"Jess."
One word. My name. But the way he says it carries everything. All the years. All the silence. All the things we never got to say. All the apologies I owe him. All the explanations I don't know how to give.
His voice is deeper than I remember. Rougher. Like he's been swallowing gravel or keeping too many words locked inside for too long.
And hearing it, hearing him say my name after years of silence, does something to me. Something that makes my chest tight and my throat close and my stupid traitorous eyes start to burn.
Don't cry, I tell myself firmly. Do not cry on this sidewalk in front of Carlos. Have some dignity.
My body's doing its own thing as usual. Traitor.
He's crossing the street now, each step deliberate, careful, like he's approaching a spooked animal and doesn't want to scare it away. The winter sun catches the gold in his hair. His breath makes small clouds in the cold air. He's big, bigger than I remembered. Not just tall, but broad. Solid. Built from years of lifting lumber and swinging hammers and working with his hands.
The scent gets stronger as he gets closer.
"I heard you were back," he says when he's close enough that I can see the flecks of gold in his blue eyes. "Mrs. Whight called my mom. My mom called Sergio. Sergio called me." He shrugs, and the movement makes those shoulders shift under the flannel. "Small town."
I should say something. Anything. Ask him how he's been. Apologize for leaving. Make some stupid joke to break the tension that's thick enough to choke on.
Instead I just stand there like a deer in headlights, clutching my prescription slip like it's a life raft, fighting the urge to either burst into tears or close the distance between us and finish what we started years ago.
His eyes move over me. Not leering. Not objectifying. Just looking. Taking me in like he's memorizing every detail. Like he's afraid I'll disappear if he blinks.
"You look good," he says, and his voice drops lower. "Different. But good."
I'm wearing my mother's too tight gray sweater that keeps riding up over my stomach and her too loose jeans that keep sliding down my hips despite the belt cinched to its tightest notch. My blonde hair is unwashed and pulled back in a messy bun. I have dark circles under my eyes and no makeup and I probably still smell like yesterday's panic sweat.
But the way he's looking at me, like I'm wearing silk and diamonds instead of borrowed clothes, like I'm the most beautiful thing he's ever seen, makes heat creep up my neck and settle in my cheeks.
"Carlos." I finally find my voice.

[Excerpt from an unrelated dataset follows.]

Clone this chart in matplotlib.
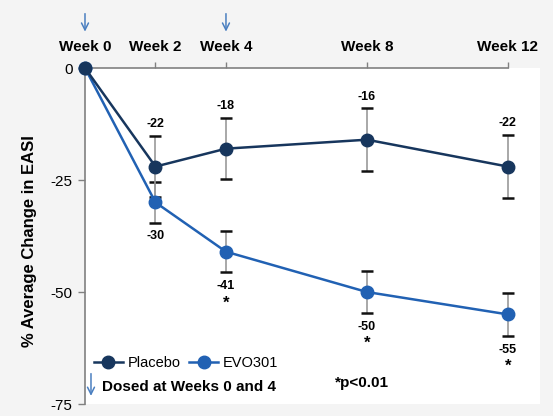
import matplotlib

matplotlib.use("Agg")
import matplotlib.pyplot as plt

plt.rcParams["font.family"] = ["Liberation Sans", "DejaVu Sans"]

weeks = [0, 2, 4, 8, 12]
week_labels = ["Week 0", "Week 2", "Week 4", "Week 8", "Week 12"]
placebo = [0, -22, -18, -16, -22]
placebo_err = [0, 6.8, 6.8, 7.0, 7.0]
evo301 = [0, -30, -41, -50, -55]
evo301_err = [0, 4.5, 4.6, 4.7, 4.8]
significant = [False, False, True, True, True]
dose_weeks = [0, 4]

PLACEBO_COLOR = "#17365d"
EVO_COLOR = "#2161b3"
ARROW_COLOR = "#4a7fc0"
SPINE_COLOR = "#808080"

fig = plt.figure(figsize=(5.53, 4.16), dpi=100, facecolor="#f4f4f4")
ax = fig.add_axes([0.1537, 0.0288, 0.8228, 0.8077])
ax.set_facecolor("white")


def draw_series(values, errors, color, label):
    container = ax.errorbar(
        weeks, values, yerr=errors, color=color, marker="o", markersize=9,
        linewidth=1.8, ecolor="#9a9a9a", elinewidth=1.2, capsize=4,
        capthick=1.8, label=label, zorder=3,
    )
    line, caps, _ = container
    for cap in caps:
        cap.set_markeredgecolor("#111111")
    line.set_clip_on(False)
    return line


evo_line = draw_series(evo301, evo301_err, EVO_COLOR, "EVO301")
placebo_line = draw_series(placebo, placebo_err, PLACEBO_COLOR, "Placebo")

# value labels: placebo above the error bar, EVO301 below with significance star
for x, y, e in zip(weeks[1:], placebo[1:], placebo_err[1:]):
    ax.annotate(f"{y}", (x, y + e), xytext=(0, 8.5), textcoords="offset points",
                ha="center", va="center", fontsize=9, fontweight="bold")
for x, y, e, sig in zip(weeks[1:], evo301[1:], evo301_err[1:], significant[1:]):
    ax.annotate(f"{y}", (x, y - e), xytext=(0, -10), textcoords="offset points",
                ha="center", va="center", fontsize=9, fontweight="bold")
    if sig:
        ax.annotate("*", (x, y - e), xytext=(0, -22), textcoords="offset points",
                    ha="center", va="center", fontsize=12, fontweight="bold")

ax.set_xlim(0, 12.91)
ax.set_ylim(-75, 0)
ax.xaxis.tick_top()
ax.set_xticks(weeks)
ax.set_xticklabels(week_labels, fontsize=11, fontweight="bold")
ax.set_yticks([0, -25, -50, -75])
ax.set_yticklabels(["0", "-25", "-50", "-75"], fontsize=11)
ax.tick_params(axis="x", length=4, width=1, color=SPINE_COLOR, pad=6)
ax.tick_params(axis="y", length=5, width=1, color=SPINE_COLOR, pad=4)
ax.set_ylabel("% Average Change in EASI", fontsize=12, fontweight="bold")
ax.yaxis.set_label_coords(-0.105, 0.485)

for side in ("bottom", "right"):
    ax.spines[side].set_visible(False)
ax.spines["top"].set_bounds(0, 12)
ax.spines["top"].set_color(SPINE_COLOR)
ax.spines["left"].set_color(SPINE_COLOR)
ax.spines["top"].set_linewidth(1.2)
ax.spines["left"].set_linewidth(1.2)

# dosing arrows above the week labels
for w in dose_weeks:
    ax.annotate("", xy=(w, 1.100), xytext=(w, 1.170),
                xycoords=("data", "axes fraction"),
                arrowprops=dict(arrowstyle="->,head_length=0.5,head_width=0.25",
                                color=ARROW_COLOR, lw=1.1),
                annotation_clip=False)

ax.legend(handles=[placebo_line, evo_line], labels=["Placebo", "EVO301"],
          loc="lower left", bbox_to_anchor=(0.0, 0.075), ncol=2, frameon=False,
          fontsize=10.5, handlelength=2.0, columnspacing=0.6,
          handletextpad=0.3, borderaxespad=0.2)

ax.annotate("", xy=(0.17, -73.8), xytext=(0.17, -67.6),
            arrowprops=dict(arrowstyle="->,head_length=0.5,head_width=0.25",
                            color=ARROW_COLOR, lw=1.1))
ax.text(0.48, -71.3, "Dosed at Weeks 0 and 4", fontsize=11, fontweight="bold",
        va="center", ha="left")
ax.text(7.1, -70.3, "*p<0.01", fontsize=11, fontweight="bold",
        va="center", ha="left")

fig.savefig("out.png", dpi=100, facecolor=fig.get_facecolor())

It comes out strangled. Wrong. Breathy in ways I didn't intend. "What are you doing here?"
"Waiting for you."
The honesty of it hits me in the chest.
"How did you know I'd be here?"
"Patricia texted Hazel who texted my assistant who texted me." He smiles, but it doesn't reach his eyes. "Like I said. Small town."
Of course. The Largo Waters gossip network strikes again. By tonight, everyone will know that Jessica Delacroix went to see Dr. Negrorio. By tomorrow, they'll have theories about why. By next week, they'll probably know about the omega thing, the heat, everything.
I need to move. Need to get to the pharmacy and then home before I do something stupid.
"I should go," I say, taking a step toward the pharmacy. "My mom is expecting me."
It's a lie. Mom is in Mexico. But he doesn't need to know that.
I turn, trying to put distance between us, but I only make it two steps before his hand catches my elbow.
The contact stops me dead.
His fingers wrap around my arm through the thin fabric of Mom's sweater. The touch is gentle. Barely pressure. Just his hand on my elbow, that's all. Simple. Innocent.
Except it's not simple and there's nothing innocent about the way my body reacts.
Heat radiates from the point of contact. Not the medical kind that Pedro warned me about. The other kind. The kind that starts low in my belly and spreads outward in waves until my whole body is humming, thrumming, singing with awareness.
His scent washes over me, stronger now that he's touching me. Sandalwood and sawdust and alpha, filling my lungs until I can't breathe anything else. Until I don't want to breathe anything else.